## [What needs to be done]
Copy, in full, each line of the material that holds the word "with".

--------------------

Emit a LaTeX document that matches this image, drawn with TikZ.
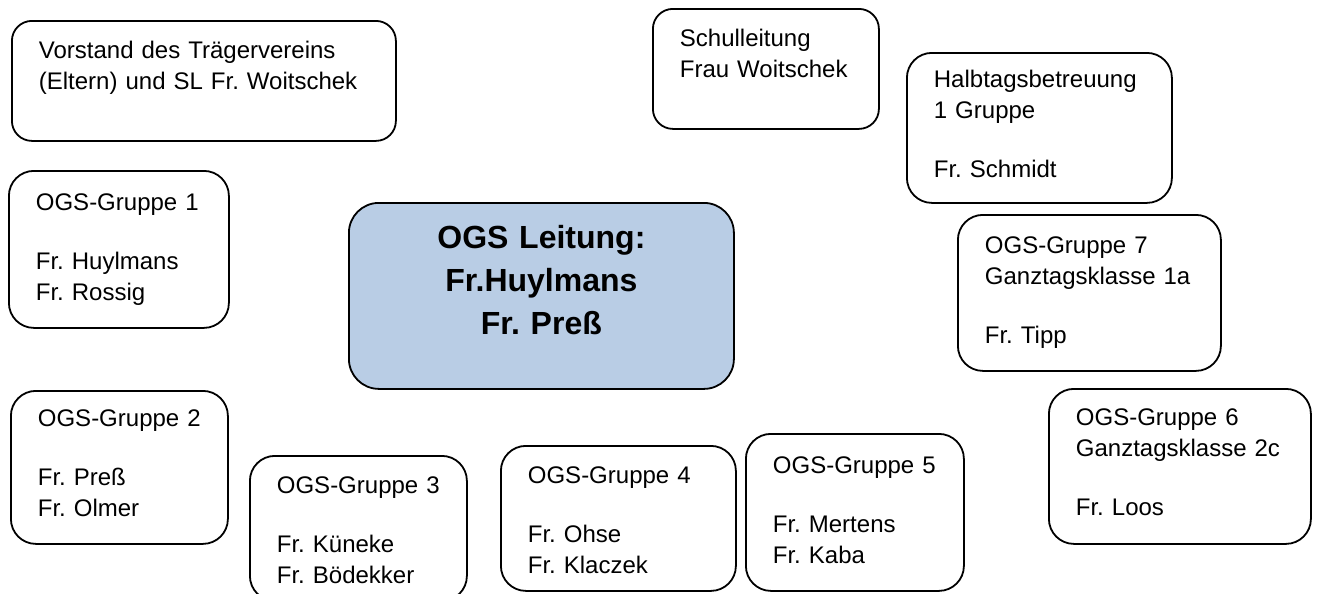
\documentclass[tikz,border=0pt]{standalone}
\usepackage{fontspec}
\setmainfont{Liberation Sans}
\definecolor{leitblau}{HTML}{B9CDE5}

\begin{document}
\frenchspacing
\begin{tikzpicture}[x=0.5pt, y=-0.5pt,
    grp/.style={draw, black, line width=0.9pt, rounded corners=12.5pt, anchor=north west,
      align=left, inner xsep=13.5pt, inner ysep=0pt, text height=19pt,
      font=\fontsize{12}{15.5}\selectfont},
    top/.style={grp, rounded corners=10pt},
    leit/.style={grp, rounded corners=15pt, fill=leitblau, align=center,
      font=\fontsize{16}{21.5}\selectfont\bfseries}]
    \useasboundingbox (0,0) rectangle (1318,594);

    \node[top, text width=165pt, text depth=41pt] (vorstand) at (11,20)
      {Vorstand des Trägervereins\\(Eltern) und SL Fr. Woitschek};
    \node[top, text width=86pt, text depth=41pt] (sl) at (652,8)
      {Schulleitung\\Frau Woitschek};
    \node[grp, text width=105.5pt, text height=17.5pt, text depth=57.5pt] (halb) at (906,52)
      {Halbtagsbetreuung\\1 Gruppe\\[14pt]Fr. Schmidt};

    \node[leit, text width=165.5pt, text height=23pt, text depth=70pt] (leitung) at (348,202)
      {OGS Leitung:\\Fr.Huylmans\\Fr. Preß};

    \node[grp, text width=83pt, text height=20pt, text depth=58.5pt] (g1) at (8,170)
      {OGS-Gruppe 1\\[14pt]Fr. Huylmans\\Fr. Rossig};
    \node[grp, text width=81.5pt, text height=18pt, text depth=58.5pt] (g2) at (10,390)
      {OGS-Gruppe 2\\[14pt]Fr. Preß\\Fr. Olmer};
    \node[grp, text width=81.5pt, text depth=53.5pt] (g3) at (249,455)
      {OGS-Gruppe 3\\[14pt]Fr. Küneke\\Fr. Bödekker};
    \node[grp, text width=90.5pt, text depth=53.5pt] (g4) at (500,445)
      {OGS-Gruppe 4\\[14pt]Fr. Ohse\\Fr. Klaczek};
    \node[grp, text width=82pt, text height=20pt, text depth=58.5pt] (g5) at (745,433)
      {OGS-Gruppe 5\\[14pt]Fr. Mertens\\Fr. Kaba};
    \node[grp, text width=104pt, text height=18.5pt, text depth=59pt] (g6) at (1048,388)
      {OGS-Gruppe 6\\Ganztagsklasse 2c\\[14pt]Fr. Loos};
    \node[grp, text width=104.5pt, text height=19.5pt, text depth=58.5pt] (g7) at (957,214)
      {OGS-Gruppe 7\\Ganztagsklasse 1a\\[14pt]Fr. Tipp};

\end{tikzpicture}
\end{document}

--------------------

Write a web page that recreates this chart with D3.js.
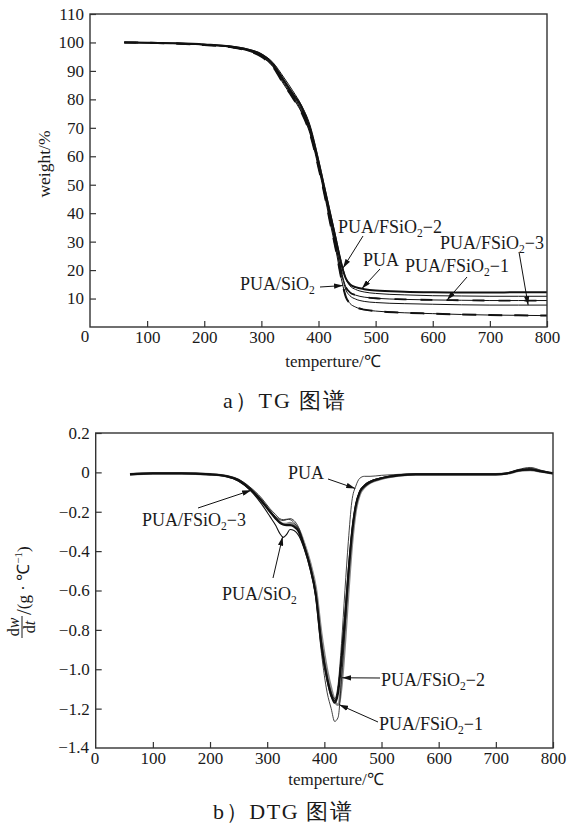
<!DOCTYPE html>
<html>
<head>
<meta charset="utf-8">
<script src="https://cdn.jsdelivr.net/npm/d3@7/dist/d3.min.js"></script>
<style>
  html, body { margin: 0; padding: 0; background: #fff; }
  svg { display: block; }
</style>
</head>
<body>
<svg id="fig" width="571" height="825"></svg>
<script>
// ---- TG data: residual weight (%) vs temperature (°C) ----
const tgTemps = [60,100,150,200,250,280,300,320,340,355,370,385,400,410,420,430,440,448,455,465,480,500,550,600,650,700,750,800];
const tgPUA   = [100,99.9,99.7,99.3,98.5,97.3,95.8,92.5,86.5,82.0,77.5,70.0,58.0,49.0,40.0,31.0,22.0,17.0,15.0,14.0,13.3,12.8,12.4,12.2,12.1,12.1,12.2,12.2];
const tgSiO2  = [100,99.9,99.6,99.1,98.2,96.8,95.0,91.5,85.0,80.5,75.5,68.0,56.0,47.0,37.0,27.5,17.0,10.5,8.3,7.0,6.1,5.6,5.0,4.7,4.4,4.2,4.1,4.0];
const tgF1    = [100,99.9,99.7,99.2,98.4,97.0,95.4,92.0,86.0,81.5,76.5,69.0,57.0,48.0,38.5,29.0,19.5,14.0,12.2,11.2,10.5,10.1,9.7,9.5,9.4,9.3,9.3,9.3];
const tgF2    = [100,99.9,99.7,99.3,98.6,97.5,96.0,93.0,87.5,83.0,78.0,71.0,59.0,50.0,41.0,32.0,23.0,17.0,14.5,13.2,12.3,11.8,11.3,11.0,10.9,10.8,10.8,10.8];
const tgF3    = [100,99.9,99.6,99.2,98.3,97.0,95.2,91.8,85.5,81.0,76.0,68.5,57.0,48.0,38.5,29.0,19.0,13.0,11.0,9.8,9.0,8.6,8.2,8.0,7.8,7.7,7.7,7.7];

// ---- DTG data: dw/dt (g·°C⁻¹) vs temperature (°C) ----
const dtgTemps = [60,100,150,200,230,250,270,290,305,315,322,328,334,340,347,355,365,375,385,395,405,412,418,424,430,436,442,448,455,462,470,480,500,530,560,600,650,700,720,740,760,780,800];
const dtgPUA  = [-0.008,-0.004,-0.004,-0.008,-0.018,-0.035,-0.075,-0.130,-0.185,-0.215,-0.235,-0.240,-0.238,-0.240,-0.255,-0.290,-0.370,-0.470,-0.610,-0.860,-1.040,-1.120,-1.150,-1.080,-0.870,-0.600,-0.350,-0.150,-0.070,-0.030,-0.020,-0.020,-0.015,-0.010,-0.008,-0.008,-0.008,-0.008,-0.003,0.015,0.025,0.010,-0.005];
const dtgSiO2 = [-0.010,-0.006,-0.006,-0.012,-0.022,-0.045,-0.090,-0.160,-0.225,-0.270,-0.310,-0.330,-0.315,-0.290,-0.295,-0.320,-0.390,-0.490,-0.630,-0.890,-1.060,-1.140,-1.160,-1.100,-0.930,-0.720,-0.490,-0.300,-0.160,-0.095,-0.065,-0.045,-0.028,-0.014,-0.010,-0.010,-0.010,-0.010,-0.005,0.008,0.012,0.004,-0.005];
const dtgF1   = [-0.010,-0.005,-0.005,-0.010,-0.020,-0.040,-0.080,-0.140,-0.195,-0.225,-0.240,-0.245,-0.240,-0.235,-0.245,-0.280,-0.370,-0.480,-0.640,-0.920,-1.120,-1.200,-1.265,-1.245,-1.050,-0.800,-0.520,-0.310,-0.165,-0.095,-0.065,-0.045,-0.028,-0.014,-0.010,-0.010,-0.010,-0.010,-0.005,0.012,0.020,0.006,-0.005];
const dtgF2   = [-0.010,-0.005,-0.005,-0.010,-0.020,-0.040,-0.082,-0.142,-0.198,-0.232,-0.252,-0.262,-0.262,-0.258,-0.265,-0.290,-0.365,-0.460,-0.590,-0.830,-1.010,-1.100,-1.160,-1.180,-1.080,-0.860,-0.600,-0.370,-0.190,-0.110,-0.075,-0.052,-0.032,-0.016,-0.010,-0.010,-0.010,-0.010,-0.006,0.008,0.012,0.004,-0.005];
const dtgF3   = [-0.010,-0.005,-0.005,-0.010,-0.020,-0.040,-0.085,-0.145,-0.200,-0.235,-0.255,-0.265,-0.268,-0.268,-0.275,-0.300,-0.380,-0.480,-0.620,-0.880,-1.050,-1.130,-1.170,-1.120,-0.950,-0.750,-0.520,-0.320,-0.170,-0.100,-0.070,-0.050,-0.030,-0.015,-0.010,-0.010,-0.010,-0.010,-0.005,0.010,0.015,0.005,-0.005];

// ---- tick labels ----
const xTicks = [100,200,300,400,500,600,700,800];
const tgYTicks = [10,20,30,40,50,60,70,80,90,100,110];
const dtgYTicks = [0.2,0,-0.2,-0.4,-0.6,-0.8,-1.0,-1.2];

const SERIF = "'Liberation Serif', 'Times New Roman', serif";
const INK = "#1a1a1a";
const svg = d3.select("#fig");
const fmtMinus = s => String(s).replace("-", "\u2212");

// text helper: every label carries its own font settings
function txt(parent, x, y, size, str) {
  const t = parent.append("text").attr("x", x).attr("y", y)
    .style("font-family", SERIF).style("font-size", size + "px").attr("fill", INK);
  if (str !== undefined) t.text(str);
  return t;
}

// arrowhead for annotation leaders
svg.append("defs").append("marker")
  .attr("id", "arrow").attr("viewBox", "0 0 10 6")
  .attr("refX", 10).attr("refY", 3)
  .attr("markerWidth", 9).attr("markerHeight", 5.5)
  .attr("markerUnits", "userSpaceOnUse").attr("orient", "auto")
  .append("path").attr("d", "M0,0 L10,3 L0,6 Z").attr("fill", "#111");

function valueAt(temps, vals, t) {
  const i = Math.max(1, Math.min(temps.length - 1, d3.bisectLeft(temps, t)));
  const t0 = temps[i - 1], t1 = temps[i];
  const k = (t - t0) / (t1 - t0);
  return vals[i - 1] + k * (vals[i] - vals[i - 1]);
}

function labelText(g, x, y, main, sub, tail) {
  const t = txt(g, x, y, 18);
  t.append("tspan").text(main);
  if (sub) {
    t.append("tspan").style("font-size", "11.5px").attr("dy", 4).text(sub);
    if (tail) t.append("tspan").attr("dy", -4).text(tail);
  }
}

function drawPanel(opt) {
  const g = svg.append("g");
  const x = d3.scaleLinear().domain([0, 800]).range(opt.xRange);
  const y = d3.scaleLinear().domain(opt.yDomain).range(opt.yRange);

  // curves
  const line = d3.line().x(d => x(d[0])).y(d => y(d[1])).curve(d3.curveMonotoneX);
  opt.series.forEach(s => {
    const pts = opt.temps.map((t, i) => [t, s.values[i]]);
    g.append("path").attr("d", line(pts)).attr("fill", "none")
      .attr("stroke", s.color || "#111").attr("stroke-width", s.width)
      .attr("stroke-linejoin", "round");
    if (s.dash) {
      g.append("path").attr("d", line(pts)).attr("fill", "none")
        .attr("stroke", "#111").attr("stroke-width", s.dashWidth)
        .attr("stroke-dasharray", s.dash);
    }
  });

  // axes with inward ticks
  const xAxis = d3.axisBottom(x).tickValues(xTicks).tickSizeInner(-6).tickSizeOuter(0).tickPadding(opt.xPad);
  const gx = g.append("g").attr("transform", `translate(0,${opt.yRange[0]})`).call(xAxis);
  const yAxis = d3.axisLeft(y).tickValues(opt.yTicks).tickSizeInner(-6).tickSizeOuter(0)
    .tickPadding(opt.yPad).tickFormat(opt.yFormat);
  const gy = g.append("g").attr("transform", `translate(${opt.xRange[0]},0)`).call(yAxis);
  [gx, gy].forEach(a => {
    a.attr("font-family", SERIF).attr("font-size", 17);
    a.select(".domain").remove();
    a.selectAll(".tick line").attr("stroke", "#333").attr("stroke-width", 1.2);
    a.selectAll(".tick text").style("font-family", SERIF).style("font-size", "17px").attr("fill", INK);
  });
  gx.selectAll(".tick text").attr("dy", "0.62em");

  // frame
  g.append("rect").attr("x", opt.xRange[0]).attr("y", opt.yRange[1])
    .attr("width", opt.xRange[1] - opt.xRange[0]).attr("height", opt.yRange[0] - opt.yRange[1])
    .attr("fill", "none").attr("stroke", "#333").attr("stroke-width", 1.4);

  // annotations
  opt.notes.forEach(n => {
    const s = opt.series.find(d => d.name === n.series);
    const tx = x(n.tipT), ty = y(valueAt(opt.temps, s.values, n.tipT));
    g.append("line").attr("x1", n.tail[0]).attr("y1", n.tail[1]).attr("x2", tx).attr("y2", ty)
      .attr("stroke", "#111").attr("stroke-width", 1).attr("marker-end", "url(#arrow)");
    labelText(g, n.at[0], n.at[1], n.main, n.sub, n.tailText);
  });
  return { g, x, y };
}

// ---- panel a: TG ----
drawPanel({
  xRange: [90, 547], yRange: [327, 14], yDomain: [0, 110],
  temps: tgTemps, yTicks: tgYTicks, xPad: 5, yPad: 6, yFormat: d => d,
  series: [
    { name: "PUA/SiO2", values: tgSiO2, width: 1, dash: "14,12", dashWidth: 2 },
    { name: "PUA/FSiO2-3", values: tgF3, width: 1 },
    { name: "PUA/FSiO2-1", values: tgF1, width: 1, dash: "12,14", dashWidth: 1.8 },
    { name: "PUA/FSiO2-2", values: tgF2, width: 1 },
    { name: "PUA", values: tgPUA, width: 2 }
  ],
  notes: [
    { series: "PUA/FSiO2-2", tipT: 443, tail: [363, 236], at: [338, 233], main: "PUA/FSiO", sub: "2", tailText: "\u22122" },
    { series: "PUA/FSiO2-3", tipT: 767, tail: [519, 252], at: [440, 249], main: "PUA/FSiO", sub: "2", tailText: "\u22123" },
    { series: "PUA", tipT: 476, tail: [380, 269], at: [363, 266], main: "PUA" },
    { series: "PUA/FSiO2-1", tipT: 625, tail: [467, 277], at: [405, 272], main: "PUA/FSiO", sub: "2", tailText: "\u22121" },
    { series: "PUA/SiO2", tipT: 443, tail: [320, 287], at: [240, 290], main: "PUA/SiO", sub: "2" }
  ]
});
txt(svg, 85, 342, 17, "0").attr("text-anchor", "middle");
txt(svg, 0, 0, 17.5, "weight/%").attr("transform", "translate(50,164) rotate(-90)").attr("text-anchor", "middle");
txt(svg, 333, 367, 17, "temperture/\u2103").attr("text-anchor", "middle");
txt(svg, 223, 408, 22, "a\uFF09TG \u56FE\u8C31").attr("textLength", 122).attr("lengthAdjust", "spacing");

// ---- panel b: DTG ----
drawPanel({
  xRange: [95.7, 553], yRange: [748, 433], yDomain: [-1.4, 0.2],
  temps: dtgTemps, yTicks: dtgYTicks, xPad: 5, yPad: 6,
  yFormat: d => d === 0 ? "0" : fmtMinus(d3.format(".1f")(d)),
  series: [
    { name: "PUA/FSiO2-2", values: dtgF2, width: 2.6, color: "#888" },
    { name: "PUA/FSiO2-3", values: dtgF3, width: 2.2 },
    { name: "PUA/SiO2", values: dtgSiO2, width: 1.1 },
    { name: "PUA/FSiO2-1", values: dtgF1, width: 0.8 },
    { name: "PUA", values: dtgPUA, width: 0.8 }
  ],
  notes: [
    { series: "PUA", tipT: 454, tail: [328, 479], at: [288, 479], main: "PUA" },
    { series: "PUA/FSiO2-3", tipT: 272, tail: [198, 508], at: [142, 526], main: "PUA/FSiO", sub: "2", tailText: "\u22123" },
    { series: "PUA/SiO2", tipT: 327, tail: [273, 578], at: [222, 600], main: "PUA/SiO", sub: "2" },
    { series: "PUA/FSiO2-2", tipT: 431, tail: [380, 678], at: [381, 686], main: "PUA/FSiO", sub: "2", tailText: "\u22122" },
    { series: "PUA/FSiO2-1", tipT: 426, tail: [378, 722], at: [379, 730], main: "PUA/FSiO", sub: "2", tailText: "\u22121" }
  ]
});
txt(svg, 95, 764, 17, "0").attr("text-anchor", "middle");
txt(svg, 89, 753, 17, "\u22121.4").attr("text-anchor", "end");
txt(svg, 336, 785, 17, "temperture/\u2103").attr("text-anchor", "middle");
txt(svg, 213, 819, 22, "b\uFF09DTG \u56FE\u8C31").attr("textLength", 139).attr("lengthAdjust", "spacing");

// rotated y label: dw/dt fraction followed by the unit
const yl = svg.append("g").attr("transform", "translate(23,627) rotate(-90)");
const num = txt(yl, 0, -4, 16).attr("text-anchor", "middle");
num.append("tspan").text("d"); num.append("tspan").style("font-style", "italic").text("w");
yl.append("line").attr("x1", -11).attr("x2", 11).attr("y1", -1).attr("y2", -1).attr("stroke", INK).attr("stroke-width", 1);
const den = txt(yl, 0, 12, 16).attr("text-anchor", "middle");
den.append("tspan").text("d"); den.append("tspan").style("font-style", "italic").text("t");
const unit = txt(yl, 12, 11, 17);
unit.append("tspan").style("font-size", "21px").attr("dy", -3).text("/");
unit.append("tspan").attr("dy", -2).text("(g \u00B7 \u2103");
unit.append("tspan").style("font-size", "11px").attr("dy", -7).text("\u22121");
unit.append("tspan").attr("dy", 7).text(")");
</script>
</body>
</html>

--------------------

## [Answer to this task]
Emit a LaTeX document that matches this image, drawn with TikZ.
Write a web page that recreates this chart with D3.js.
  // axes with inward ticks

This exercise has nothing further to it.